Уже к утру жонглер лежал на своих нарах с перерезанным горлом. Во время переклички, когда выкрикнули его фамилию, соседи по нарам подняли руку мертвеца, и мертвец получил свою пайку, которую соседи разделили между собой.
Среди заключенных был один неисправимый оптимист, свято веривший в величие Революции и высшую справедливость советской власти, попавший в лагерь «по ошибке» и не сомневавшийся, что со дня на день справедливость восторжествует и освободят и его, и многих здешних его товарищей, оказавшихся тут так же ошибочно. Фамилия оптимиста была Зайцев, имел он огненно рыжие волосы и был по специальности инженер, физик, ученый. В тот день, когда зарезали артиста, физик Зайцев заявил товарищам:
— Не может быть, чтобы жизнь хорошего человека уходила даром. В индийской религии есть концепция реинкарнации. Мы, диалектические материалисты, конечно, не можем верить в подобные сказки, но ведь существует и закон сохранения энергии! А энергия существует в разных формах, в том числе и в не открытых еще человеком. Ведь энергия человеческой жизни не может исчезать бесследно! Каждое событие должно иметь отражение! Пусть не здесь, не рядом с нами, не сейчас. Может даже через сто лет! Вот сегодня умер товарищ артист, и может быть, это событие через 100 лет, в 2036 году, воплотится в какое-нибудь великое свершение советских людей! Например, советские воздухоплаватели откроют новую космическую планету!
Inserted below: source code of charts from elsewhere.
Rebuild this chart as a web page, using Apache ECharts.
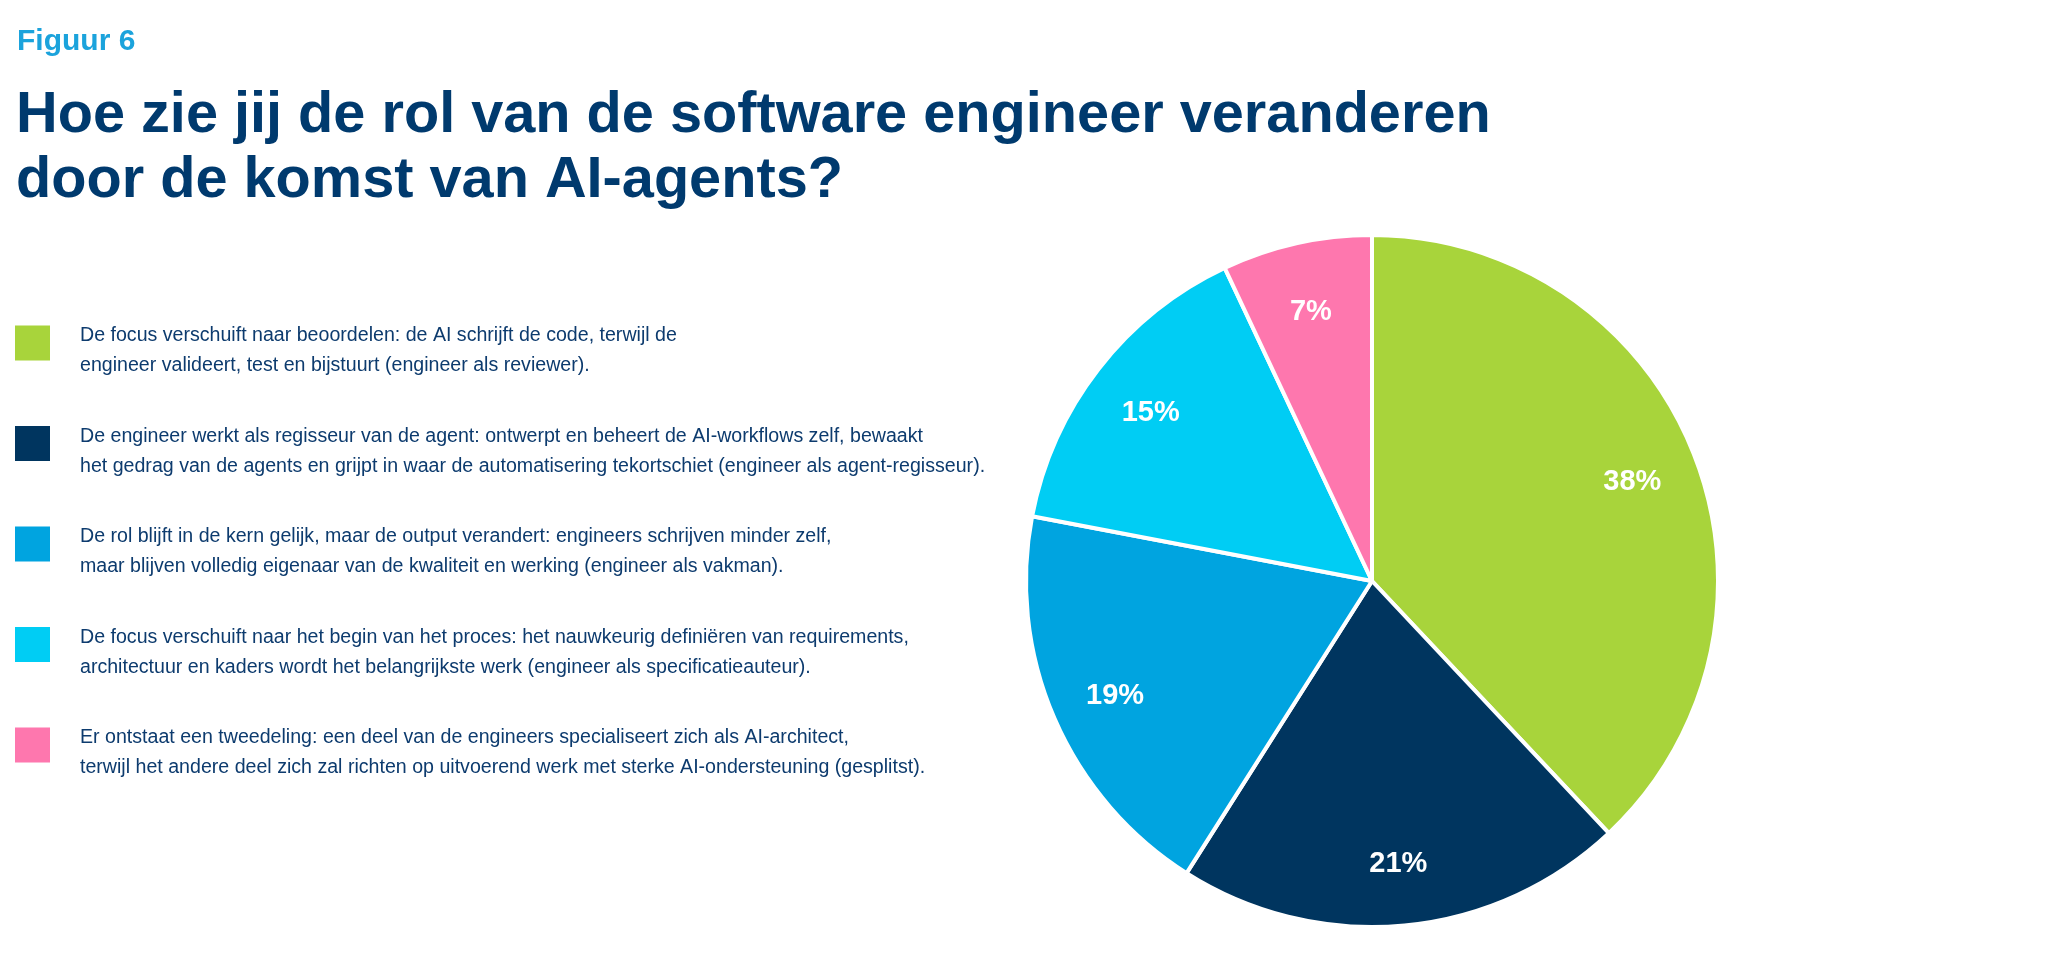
<!DOCTYPE html>
<html>
<head>
<meta charset="utf-8">
<title>Figuur 6</title>
<script src="https://cdn.jsdelivr.net/npm/echarts@6/dist/echarts.min.js"></script>
<style>
  html, body { margin: 0; padding: 0; background: #fff; }
  #chart { width: 2048px; height: 965px; }
</style>
</head>
<body>
<div id="chart"></div>
<script>
// answer categories (two lines each, as in the figure)
var categories = [
  'De focus verschuift naar beoordelen: de AI schrijft de code, terwijl de\nengineer valideert, test en bijstuurt (engineer als reviewer).',
  'De engineer werkt als regisseur van de agent: ontwerpt en beheert de AI-workflows zelf, bewaakt\nhet gedrag van de agents en grijpt in waar de automatisering tekortschiet (engineer als agent-regisseur).',
  'De rol blijft in de kern gelijk, maar de output verandert: engineers schrijven minder zelf,\nmaar blijven volledig eigenaar van de kwaliteit en werking (engineer als vakman).',
  'De focus verschuift naar het begin van het proces: het nauwkeurig definiëren van requirements,\narchitectuur en kaders wordt het belangrijkste werk (engineer als specificatieauteur).',
  'Er ontstaat een tweedeling: een deel van de engineers specialiseert zich als AI-architect,\nterwijl het andere deel zich zal richten op uitvoerend werk met sterke AI-ondersteuning (gesplitst).'
];
var percentages = [38, 21, 19, 15, 7];
var sliceColors = ['#a8d43b', '#00355f', '#00a4e0', '#00cdf4', '#fe77ae'];

var pieData = [];
for (var i = 0; i < categories.length; i++) {
  pieData.push({ name: categories[i], value: percentages[i], itemStyle: { color: sliceColors[i] } });
}

var chart = echarts.init(document.getElementById('chart'));
chart.setOption({
  animation: false,
  backgroundColor: '#ffffff',
  title: [{
    text: 'Figuur 6',
    left: 12,
    top: 22,
    textStyle: { fontFamily: 'Liberation Sans', fontWeight: 'bold', fontSize: 30, lineHeight: 30, color: '#1ba3dc' }
  }, {
    text: 'Hoe zie jij de rol van de software engineer veranderen\ndoor de komst van AI-agents?',
    left: 11,
    top: 79,
    textStyle: { fontFamily: 'Liberation Sans', fontWeight: 'bold', fontSize: 57.7, lineHeight: 65, color: '#003a6e' }
  }],
  legend: {
    orient: 'vertical',
    left: 10,
    top: 316,
    // square sits in the top part of the icon box so it lines up a bit above the text middle
    icon: 'path://M0,0H35V35H0ZM0,51',
    itemWidth: 35,
    itemHeight: 51,
    itemGap: 40.5,
    selectedMode: false,
    itemStyle: { borderWidth: 0 },
    data: categories,
    textStyle: {
      fontFamily: 'Liberation Sans',
      fontSize: 19.6,
      lineHeight: 30,
      color: '#0d3b6e',
      padding: [0, 0, 0, 25]
    }
  },
  series: [{
    name: 'rol',
    type: 'pie',
    center: [1372, 581],
    radius: [0, 346],
    startAngle: 90,
    clockwise: true,
    silent: true,
    itemStyle: { borderColor: '#ffffff', borderWidth: 4 },
    label: { show: false },
    labelLine: { show: false },
    data: pieData
  }, {
    // label ring: puts the percentages at about 0.8 of the radius
    name: 'labels',
    type: 'pie',
    center: [1372, 581],
    radius: [208, 346],
    startAngle: 90,
    clockwise: true,
    silent: true,
    itemStyle: { color: 'rgba(0,0,0,0)', borderWidth: 0 },
    label: {
      show: true,
      position: 'inside',
      formatter: '{c}%',
      fontFamily: 'Liberation Sans',
      fontWeight: 'bold',
      fontSize: 29,
      color: '#ffffff',
      offset: [0, 4]
    },
    labelLine: { show: false },
    data: percentages.map(function (v, i) { return { name: categories[i], value: v }; })
  }]
});
</script>
</body>
</html>
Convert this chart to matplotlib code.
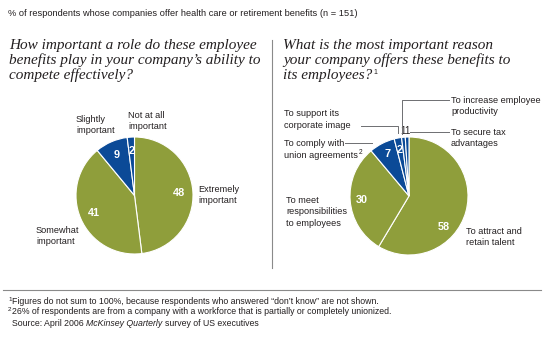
import matplotlib
matplotlib.use('Agg')
import matplotlib.pyplot as plt
import numpy as np

# ---------------- data ----------------
header = "% of respondents whose companies offer health care or retirement benefits (n = 151)"
q1_title = ["How important a role do these employee",
            "benefits play in your company\u2019s ability to",
            "compete effectively?"]
q1_labels = ["Extremely\nimportant", "Somewhat\nimportant", "Slightly\nimportant", "Not at all\nimportant"]
q1_values = [48, 41, 9, 2]

q2_title = ["What is the most important reason",
            "your company offers these benefits to",
            "its employees?"]
q2_labels = ["To attract and\nretain talent", "To meet\nresponsibilities\nto employees",
             "To comply with\nunion agreements", "To support its\ncorporate image",
             "To increase employee\nproductivity", "To secure tax\nadvantages"]
q2_values = [58, 30, 7, 2, 1, 1]

footnote1 = "Figures do not sum to 100%, because respondents who answered \u201cdon\u2019t know\u201d are not shown."
footnote2 = "26% of respondents are from a company with a workforce that is partially or completely unionized."
source = ["Source: April 2006", "McKinsey Quarterly", "survey of US executives"]

# ---------------- style ----------------
W, H = 545, 349
GREEN = '#8f9e3b'
BLUE = '#0b4a97'
TXT = '#231f20'
GRAY = '#8a8a8a'
SANS = ['Liberation Sans', 'DejaVu Sans']
SERIF = ['Liberation Serif', 'DejaVu Serif']

fig = plt.figure(figsize=(W / 100, H / 100), dpi=100)
fig.patch.set_facecolor('white')
ov = fig.add_axes([0, 0, 1, 1])
ov.set_xlim(0, W)
ov.set_ylim(H, 0)
ov.axis('off')
ov.set_zorder(5)

fig.canvas.draw()
R = fig.canvas.get_renderer()

def width_of(s, **kw):
    t = ov.text(0, 0, s, **kw)
    w = t.get_window_extent(renderer=R).width
    t.remove()
    return w

def fit_size(s, target, **kw):
    base = 10.0
    return base * target / width_of(s, fontsize=base, **kw)

LAB = fit_size("To increase employee", 89, family=SANS)
HDR = fit_size(header, 350, family=SANS)
FN = fit_size(footnote1, 366, family=SANS)

def stext(x, y, s, size, **kw):
    return ov.text(x, y, s, fontsize=size, family=SANS,
                   color=kw.pop('color', TXT), **kw)

# header
stext(8, 14, header, HDR, va='center')

# titles
TS = 11
for i, line in enumerate(q1_title):
    ov.text(9, 49 + 14.8 * i, line, family=SERIF, style='italic', fontsize=TS,
            color=TXT, va='baseline')
for i, line in enumerate(q2_title):
    ov.text(283, 49 + 14.8 * i, line, family=SERIF, style='italic', fontsize=TS,
            color=TXT, va='baseline')
lw = width_of(q2_title[-1], family=SERIF, style='italic', fontsize=TS)
stext(283 + lw + 1.5, 49 + 14.8 * 2 - 5, "1", 5, va='baseline')

# divider lines
ov.plot([272, 272], [40, 268], color=GRAY, lw=0.8)
ov.plot([3, 541], [290, 290], color=GRAY, lw=0.8)

# ---------------- pies ----------------
def pie_axes(cx, cy, r):
    return fig.add_axes([(cx - r) / W, 1 - (cy + r) / H, 2 * r / W, 2 * r / H])

def draw_pie(ax, values, colors):
    wedges, _ = ax.pie(values, colors=colors, startangle=90, counterclock=False,
                       wedgeprops=dict(edgecolor='white', linewidth=0.8))
    ax.set_xlim(-1, 1)
    ax.set_ylim(-1, 1)
    ax.axis('off')
    return wedges

def num(ax, w, s, r, ang=None, color='white', bold=True, size=7.8):
    a = np.deg2rad((w.theta1 + w.theta2) / 2 if ang is None else ang)
    ax.text(r * np.cos(a), r * np.sin(a), s, ha='center', va='center', fontsize=size,
            family=SANS, fontweight='bold' if bold else 'normal',
            color=color, clip_on=False)

ax1 = pie_axes(134.5, 195.5, 58.5)
w1 = draw_pie(ax1, q1_values, [GREEN, GREEN, BLUE, BLUE])
for w, v in zip(w1, q1_values):
    num(ax1, w, str(v), 0.76)

ax2 = pie_axes(409, 196, 59)
w2 = draw_pie(ax2, q2_values, [GREEN, GREEN, BLUE, BLUE, BLUE, BLUE])
num(ax2, w2[0], str(q2_values[0]), 0.79, ang=-41)
for w, v in zip(w2[1:4], q2_values[1:4]):
    num(ax2, w, str(v), 0.8)
for w, v in zip(w2[4:], q2_values[4:]):
    num(ax2, w, str(v), 1.11, color=TXT, bold=False, size=7)

# ---------------- category labels ----------------
LS = 1.3
stext(198, 195, q1_labels[0], LAB, va='center', linespacing=LS)
stext(36, 236, q1_labels[1], LAB, va='center', linespacing=LS)
stext(76, 125, q1_labels[2], LAB, va='center', linespacing=LS)
stext(128, 121, q1_labels[3], LAB, va='center', linespacing=LS)

stext(466, 237, q2_labels[0], LAB, va='center', linespacing=LS)
stext(286, 212, q2_labels[1], LAB, va='center', linespacing=LS)
stext(284, 149.5, q2_labels[2], LAB, va='center', linespacing=LS)
wu = width_of("union agreements", family=SANS, fontsize=LAB)
stext(284 + wu + 0.8, 153, "2", 4.8, va='center')
stext(284, 119.5, q2_labels[3], LAB, va='center', linespacing=LS)
stext(451, 106, q2_labels[4], LAB, va='center', linespacing=LS)
stext(451, 138, q2_labels[5], LAB, va='center', linespacing=LS)

# leader lines
LC = '#6d6e71'
ov.plot([402, 402, 449], [134, 100, 100], color=LC, lw=0.7)
ov.plot([410, 449], [132, 132], color=LC, lw=0.7)
ov.plot([361, 398, 398], [126, 126, 133], color=LC, lw=0.7)
ov.plot([345, 372], [143, 143], color=LC, lw=0.7)

# ---------------- footnotes ----------------
stext(8, 299.5, "1", 4.6, va='center')
stext(12, 302, footnote1, FN, va='center')
stext(8, 309.5, "2", 4.6, va='center')
stext(12, 312, footnote2, FN, va='center')
x = 12
fs = dict(fontsize=FN, family=SANS, color=TXT)
for s, extra in [(source[0], {}), (source[1], {'style': 'italic'}), (source[2], {})]:
    t = ov.text(x, 323, s, va='center', ha='left', **fs, **extra)
    x += t.get_window_extent(renderer=R).width + 2.5

fig.savefig('out.png', dpi=100, facecolor='white')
Позже в тот же день труп жонглера был обнаружен начальством.
Две лопаты — и в яму.
Осень 1836 г. Кашперов.
«И бысть вечер, и бысть утро». Как-то с утра пришел на ум свату Менахему не кто иной, как кузнец Нисл. Мы, конечно, помним, что сват наш в последнее время был серьезно озабочен выдачей замуж Двоси-Бейлки, девушки не слишком молодой, не слишком красивой и не слишком богатой, в том смысле, что вовсе без денег, не про нас с вами будь сказано. И подумал сват Менахем, что надо бы зайти насчет этого дела к кузнецу. Вы думаете, наш реб Менахем-Гецл еще не бывал у кузнеца Нисла? Пошли мне Б-г, да и вам тоже, столько добра, сколько раз Менахем-Гецл захаживал к кузнецу насчет сватовства! Но Нисл был крепкий орешек. В качестве жениха он всем был хорош: здоров, при ремесле, чтоб не сглазить, и не стар еще (пятьдесят два — какие годы для мужчины!) — да только вот жениться все не хотел. Хотя и овдовел уж лет пять тому назад. О каких только невестах не заводил с ним разговор сват Менахем, да и другие кашперовские сваты. И девушек сватали ему, и вдов, и разводок. Что ж до Двоси-Бейлки, так это имя Нисл слышал от свата Менахема уж полдюжины раз, не меньше. Да все упирался.
«Столько бы болячек на этого кузнеца, сколько я потратил на него своего красноречия!» — подумал сват и в этом оптимистическом настроении направил свои стопы в кузницу.
Увидев свата, кузнец аж крякнул, да бросил в сердцах инструмент.
— Пошли мне Б-г такой удачный год, какой вы, реб Менахем-Гецл, замечательный сорняк — всякий раз всходите там, где вас не сеют!
— И вам доброго дня, реб Нисл! Если вы думали поразить меня своим острым языком, то поздравляю, поразили в самое сердце! Но зачем вы гневите всевышнего и искушаете судьбу? Вот вы мне на какой вопрос ответьте!